What’s more, not only did Migicovsky’s success prove those VCs wrong and establish Pebble as a player, it also helped him build up a core supporter base, essentially a community of like-minded individuals who shared his passion for cutting edge smart watches.
And it was this very community he tapped into on his second crowdfunding campaign. With a mailing list over 100,000 names strong (made up of fans and early adopters) his success the second time around was almost a foregone conclusion (though the level of that success certainly exceeded expectations).
The point here is that crowdfunding solves multiple challenges. It provides access to capital, pre-development market validation and serves a significant marketing/pr function—a true multi-tool for the modern era.
Moreover, the size of the crowdfunding market continues to grow. Experts are predicting that by 2025, crowdfunding raises will top $100 billion—nearly double the size of today’s venture market.
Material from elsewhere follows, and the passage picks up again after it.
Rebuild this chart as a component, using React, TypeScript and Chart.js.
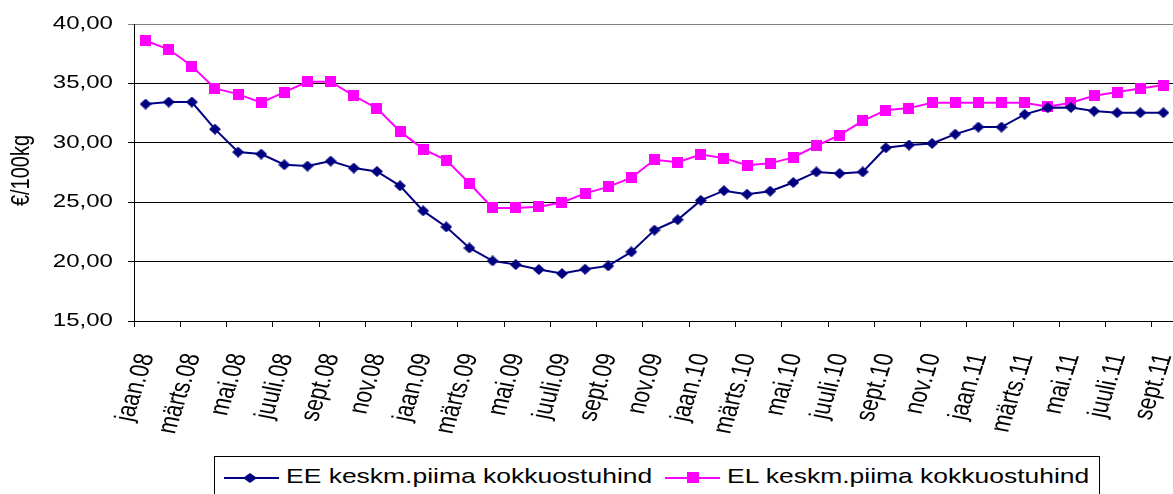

Of course, for that to happen, equity crowdfunding—which was legalized by the JOBS act back in 2012—has to become a real force. The problem has been the SEC, which has been taking its time working out the necessary nitty-gritty details required to put the equity market into play.
Well, last week, the SEC finally published a partial set of rules. “It’s a really positive step forward,” says Rafe Furst, senior VP at the equity crowdfunding company Crowdfunder. “While they don’t cover everything, they will make a difference in helping people close late-stage deals and provide a legislative stepping stone for the establishment of the rules needed for early-stage deals. But the really big deal is that this is the very first time non-accredited investors can invest.”
If you want more details on those rules, check out Crowdfunder CEO (and fellow Forbes blogger) Chance Barnett’s article here, but the main thrust is that all the signs continue to point towards crowdfunding maturity—a development that democratizes fund raising and leaves today’s entrepreneurs far more empowered than ever before.